Private fundraising for government programs isn't necessarily new. State Universities have long engaged in fundraising especially with their alumni, and elementary school groups have held bake sales for decades:
"It used to be the PTA bake sale that raised money for the playground. Now they might be raising money for literally textbooks something that’s more of a requirement, a necessity whereas before it used to be more of a luxury."
That's Mark Hrwyna, Senior Editor of the trade publication, The Non Profit Times. He says since the great recession, charity helping out the public sector is happening more often:
"Parks is a classic example of that, whether its government funding going away for parks, or parks getting to the point where people want to take action and they'll create a conservancy or some sort of organization that either provides volunteers to make up for that or raises money for specific improvements maybe."
A new effort in west-central Illinois is a perfect example. A group of citizens is trying to find a way to help pay expenses at the Jim Edgar Fish and Wildlife Area in Cass County, about 25 miles northwest of Springfield.
Dustin Fritsche is the county's economic development director. He says the group wants to help out in both a hands on manner and also raising money for the park:
"So that the site director and his staff are hopefully able to do more things as far as either equipment repairs or replacement or expanding some staff hours so that more maintenance can get done.”
Those are needs that in the past were government’s responsibility to take care of. But when government lacks the ability, it’s either someone else pick up the torch and raise the money another way or simply do without.
It’s not just in Illinois. Nationally, a group that fund raises for New York's Central Park has been asked to share some of its bounty with other New York City parks that are struggling financially.
Mark Hrywna with the Non Profit Times says charity involvement with projects that used to fall within the government purview is certainly a trend, although a lot of hard data to gauge that is difficult to come by.
However, a recent study from the Boston based philanthropy consultant Bridgespan analyzed 400 charitable gifts of over a million dollars. It showed that 40 percent of the donations were in some way connected to government. The biggest chunk going to public universities. Philanthropy is becoming more important for those schools in a new age of government austerity.

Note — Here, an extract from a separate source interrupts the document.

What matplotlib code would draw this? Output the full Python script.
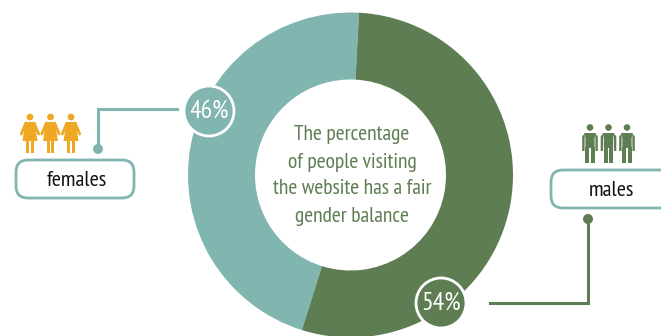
import matplotlib
matplotlib.use('Agg')
import matplotlib.pyplot as plt
from matplotlib.patches import Circle, FancyBboxPatch, Polygon, Rectangle

labels = ['females', 'males']
shares = [46, 54]
title_lines = ['The percentage', 'of people visiting', 'the website has a fair', 'gender balance']

TEAL = '#80b5b0'
GREEN = '#5f7d53'
ORANGE = '#eea823'
H = 336

plt.rcParams['font.family'] = ['PT Sans Narrow', 'Open Sans', 'DejaVu Sans']


def flip(y):
    return H - y


def badge(ax, x, y, r, color, text):
    ax.add_patch(Circle((x, flip(y)), r, fc=color, ec='white', lw=2.0, zorder=5))
    ax.text(x, flip(y), text, color='white', fontsize=18.5, ha='center', va='center', zorder=6)


def label_box(ax, x0, y0, x1, y1, text_x, text):
    ax.add_patch(FancyBboxPatch((x0 + 12, flip(y1) + 12), x1 - x0 - 24, y1 - y0 - 24,
                                boxstyle='round,pad=12,rounding_size=12',
                                fc='white', ec=TEAL, lw=2.0, zorder=3))
    ax.text(text_x, flip((y0 + y1) / 2 + 1), text, color='#111111', fontsize=16,
            ha='center', va='center', zorder=4)


def woman(ax, cx, color):
    ax.add_patch(Circle((cx, flip(117)), 3.4, fc=color, ec='none'))
    ax.add_patch(Polygon([(cx - 4.5, flip(122)), (cx + 4.5, flip(122)), (cx + 7.5, flip(141)), (cx - 7.5, flip(141))],
                         fc=color, ec='none'))
    for side in (-1, 1):
        ax.plot([cx + side * 4.2, cx + side * 8.7], [flip(123), flip(134)], color=color, lw=2.0,
                solid_capstyle='round')
        ax.add_patch(Rectangle((cx + side * 2.4 - 1.5, flip(153)), 3, 13, fc=color, ec='none'))


def man(ax, cx, color):
    ax.add_patch(Circle((cx, flip(127.5)), 3.3, fc=color, ec='none'))
    ax.add_patch(Polygon([(cx - 6, flip(133)), (cx + 6, flip(133)), (cx + 4.6, flip(138)), (cx + 4.6, flip(148)),
                          (cx - 4.6, flip(148)), (cx - 4.6, flip(138))], fc=color, ec='none'))
    for side in (-1, 1):
        ax.add_patch(Polygon([(cx + side * 5.3, flip(134)), (cx + side * 7.8, flip(136)),
                              (cx + side * 7.8, flip(151)), (cx + side * 5.5, flip(151))], fc=color, ec='none'))
        ax.add_patch(Rectangle((cx + side * 2.6 - 2, flip(163)), 4, 16, fc=color, ec='none'))


fig = plt.figure(figsize=(6.61, 3.36), dpi=100)
ax = fig.add_axes([0, 0, 1, 1])

# donut, teal slice runs counter-clockwise from the top
ax.pie(shares, colors=[TEAL, GREEN], startangle=87, center=(350.5, flip(175)), radius=162.5,
       wedgeprops={'width': 67, 'linewidth': 0}, frame=True)
ax.set_xlim(0, 661)
ax.set_ylim(0, H)
ax.set_aspect('equal')
ax.axis('off')

for i, line in enumerate(title_lines):
    ax.text(352, flip(135 + i * 27), line, color=GREEN, fontsize=15.5, ha='center', va='center')

# leader lines
ax.plot([177, 98, 98], [flip(109), flip(109), flip(149)], color=TEAL, lw=2.2, solid_joinstyle='miter')
ax.add_patch(Circle((98, flip(149)), 5, fc=TEAL, ec='none'))
ax.plot([490, 588, 588], [flip(303), flip(303), flip(219)], color=GREEN, lw=2.2, solid_joinstyle='miter')
ax.add_patch(Circle((588, flip(219)), 5, fc=GREEN, ec='none'))

badge(ax, 209, 111, 25, TEAL, '%d%%' % shares[0])
badge(ax, 441, 303, 25, GREEN, '%d%%' % shares[1])

label_box(ax, 16, 160, 134, 198, 77, labels[0])
label_box(ax, 551, 170, 680, 208, 611, labels[1])

for cx in (30, 50.5, 71):
    woman(ax, cx, ORANGE)
for cx in (590, 608.5, 627):
    man(ax, cx, GREEN)

fig.savefig('out.png', dpi=100, facecolor='white')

A Springfield area group is taking on the challenge as it tries to improve an aging thoroughfare in the capital city. Jen Dillman is president of Springfield's MacArthur Boulevard Association. The road was at one time a retail haven, but more recently became home to payday loan establishments. A business renewal is underway there. Still, Dillman's group is forming a 501-C3 to raise money to help:
"Money is tight everywhere. There's no question. I think that everything needs to be public private partnerships. Everybody needs to have a part in this. All of these small businesses are struggling to keep their doors open and there's not money to do beautification or upgrades to their building, so if we can find funding to help assist them I think that's great."

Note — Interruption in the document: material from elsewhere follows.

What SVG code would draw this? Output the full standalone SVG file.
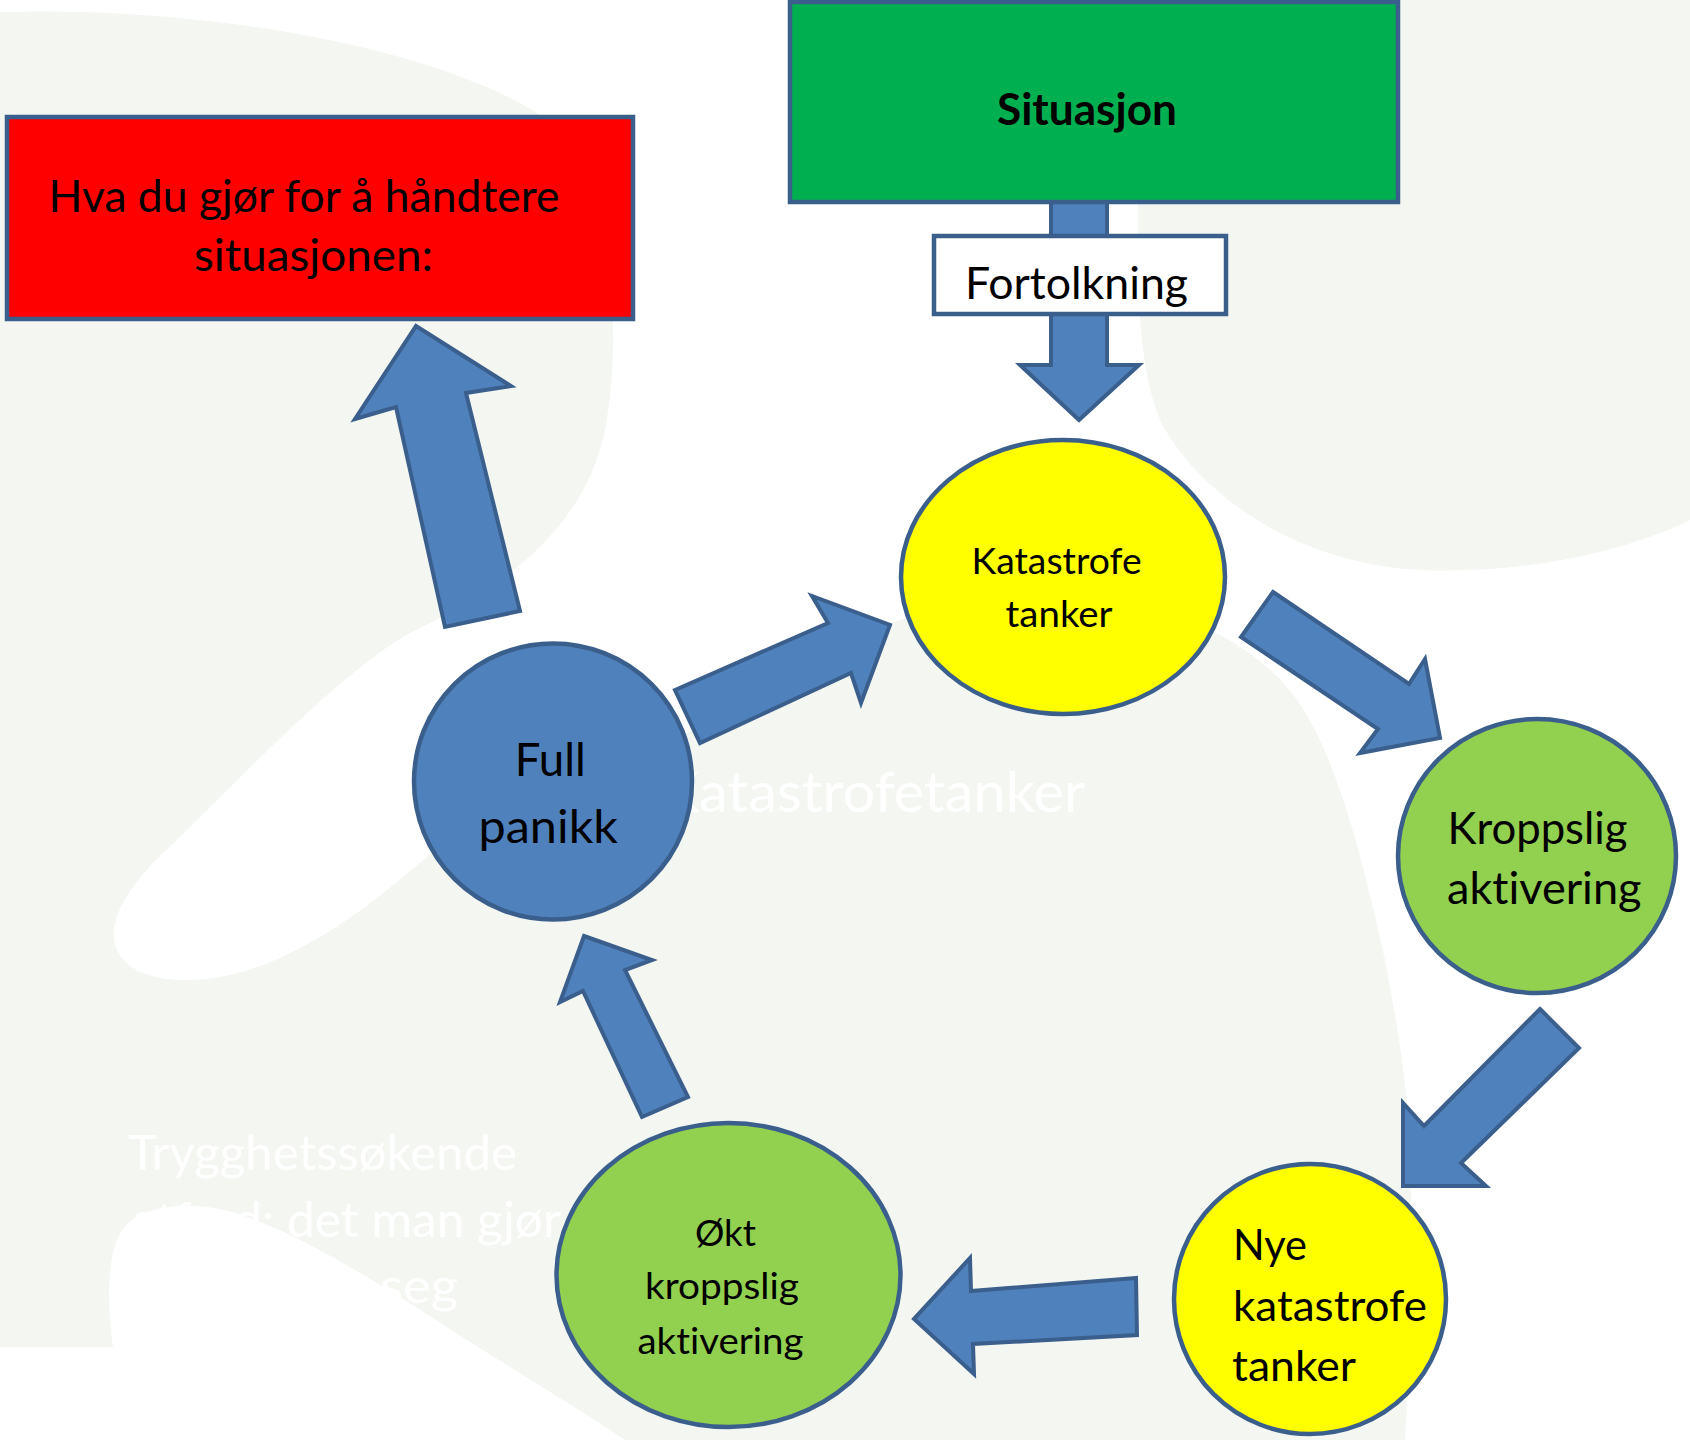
<svg xmlns="http://www.w3.org/2000/svg" width="1690" height="1440" viewBox="0 0 1690 1440">
<style>
.shape{stroke:#3b5f8c;stroke-width:4.5}
.arrow{fill:#4f81bd;stroke:#3b5f8c;stroke-width:4;stroke-linejoin:miter}
.t{font-family:Lato,"Open Sans",sans-serif;fill:#000000;font-variant-ligatures:none;font-feature-settings:"liga" 0}
.wm{font-family:Lato,"Open Sans",sans-serif;fill:#ffffff;font-variant-ligatures:none;font-feature-settings:"liga" 0}
</style>
<g id="background">
<rect x="0" y="0" width="1690" height="1440" fill="#f4f6f1"/>
<path fill="#ffffff" d="M0,0 L0,12 C200,6 430,45 540,115 C610,185 625,320 605,430 C585,530 500,590 408,634 C330,680 230,790 163,853 C125,890 100,930 122,958 C145,988 220,988 286,955 C350,925 400,880 449,838 C520,800 600,770 680,737 C770,690 850,635 920,613 C1010,585 1120,590 1200,625 C1265,655 1295,690 1315,730 C1345,790 1365,870 1385,960 C1400,1040 1410,1100 1411,1179 C1412,1280 1410,1360 1405,1440 L1690,1440 L1690,520 C1640,545 1540,575 1420,570 C1280,562 1190,480 1160,420 C1140,370 1138,300 1138,250 L1138,0 Z"/>
<path fill="#ffffff" d="M0,1347 L113,1347 C106,1300 108,1250 122,1230 C140,1205 190,1200 232,1212 C300,1232 390,1290 467,1340 C530,1380 580,1410 625,1440 L0,1440 Z"/>
<text class="wm" x="661" y="812" font-size="56" textLength="424" lengthAdjust="spacingAndGlyphs">Katastrofetanker</text>
<text class="wm" x="128" y="1170" font-size="48" textLength="389" lengthAdjust="spacingAndGlyphs">Trygghetssøkende</text>
<text class="wm" x="132" y="1237" font-size="48" textLength="429" lengthAdjust="spacingAndGlyphs">atferd: det man gjør</text>
<text class="wm" x="128" y="1303" font-size="48" textLength="330" lengthAdjust="spacingAndGlyphs">å beskytte seg</text>
</g>
<g id="connectors">
<polygon class="arrow" points="1051,200 1107,200 1107,365 1139,365 1079,420 1020,365 1051,365"/>
<polygon class="arrow" points="416,326 511,386 466,393 520,611 445,627 396,407 355,419"/>
<polygon class="arrow" points="675,690 828,623 812,596 890,625 861,703 851,673 700,743"/>
<polygon class="arrow" points="1273,592 1409,684 1425,659 1440,738 1360,753 1378,729 1241,637"/>
<polygon class="arrow" points="1540,1009 1579,1048 1461,1163 1486,1186 1403,1186 1403,1103 1424,1126"/>
<polygon class="arrow" points="1136,1278 971,1291 970,1258 914,1319 974,1374 973,1344 1137,1335"/>
<polygon class="arrow" points="584,936 652,960 625,970 688,1097 642,1117 583,991 560,1002"/>
</g>
<g id="node-handtere">
<rect class="shape" x="7" y="117" width="626" height="202" fill="#ff0000"/>
<text class="t" x="48.5" y="212" font-size="44" textLength="511" lengthAdjust="spacingAndGlyphs">Hva du gjør for å håndtere</text>
<text class="t" x="194" y="271" font-size="44" textLength="239" lengthAdjust="spacingAndGlyphs">situasjonen:</text>
</g>
<g id="node-situasjon">
<rect class="shape" x="790" y="2" width="608" height="200" fill="#00b050"/>
<text class="t" x="997" y="125" font-size="44" font-weight="bold" textLength="180" lengthAdjust="spacingAndGlyphs">Situasjon</text>
</g>
<g id="node-fortolkning">
<rect class="shape" x="934" y="236" width="292" height="78" fill="#ffffff"/>
<text class="t" x="965" y="299" font-size="44" textLength="223" lengthAdjust="spacingAndGlyphs">Fortolkning</text>
</g>
<g id="node-katastrofe">
<ellipse class="shape" cx="1063" cy="577" rx="162" ry="137" fill="#ffff00"/>
<text class="t" x="971.6" y="574" font-size="36.5" textLength="170" lengthAdjust="spacingAndGlyphs">Katastrofe</text>
<text class="t" x="1005.6" y="627" font-size="36.5" textLength="107" lengthAdjust="spacingAndGlyphs">tanker</text>
</g>
<g id="node-kroppslig">
<ellipse class="shape" cx="1537" cy="856" rx="139" ry="137" fill="#92d050"/>
<text class="t" x="1447.5" y="844" font-size="44" textLength="180" lengthAdjust="spacingAndGlyphs">Kroppslig</text>
<text class="t" x="1447" y="904" font-size="44" textLength="194.5" lengthAdjust="spacingAndGlyphs">aktivering</text>
</g>
<g id="node-nye">
<ellipse class="shape" cx="1310" cy="1299" rx="136" ry="135" fill="#ffff00"/>
<text class="t" x="1233" y="1259.5" font-size="43" textLength="74" lengthAdjust="spacingAndGlyphs">Nye</text>
<text class="t" x="1233" y="1320.5" font-size="43" textLength="194" lengthAdjust="spacingAndGlyphs">katastrofe</text>
<text class="t" x="1232" y="1381" font-size="43" textLength="124" lengthAdjust="spacingAndGlyphs">tanker</text>
</g>
<g id="node-okt">
<ellipse class="shape" cx="728.5" cy="1275" rx="172" ry="152" fill="#92d050"/>
<text class="t" x="695" y="1245.7" font-size="37.5" textLength="61" lengthAdjust="spacingAndGlyphs">Økt</text>
<text class="t" x="645" y="1299.4" font-size="37.5" textLength="154" lengthAdjust="spacingAndGlyphs">kroppslig</text>
<text class="t" x="637.5" y="1353.6" font-size="37.5" textLength="166" lengthAdjust="spacingAndGlyphs">aktivering</text>
</g>
<g id="node-panikk">
<ellipse class="shape" cx="553" cy="781.5" rx="139" ry="138" fill="#4f81bd"/>
<text class="t" x="514.7" y="776" font-size="47" textLength="71" lengthAdjust="spacingAndGlyphs">Full</text>
<text class="t" x="478.5" y="843" font-size="47" textLength="139.5" lengthAdjust="spacingAndGlyphs">panikk</text>
</g>
</svg>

The partnership talk is an indicator that that they don't expect government funding to come back anytime soon.
Private support to help out government projects isn't the only area where charity money is going; it’s also being used to attempt to improve government performance.
That Bridgespan report I mentioned also notes that philanthropists are giving to help cities be more innovative and to other projects to fix political and budget processes. The study's author says they are examples of where donors can help government do more with less.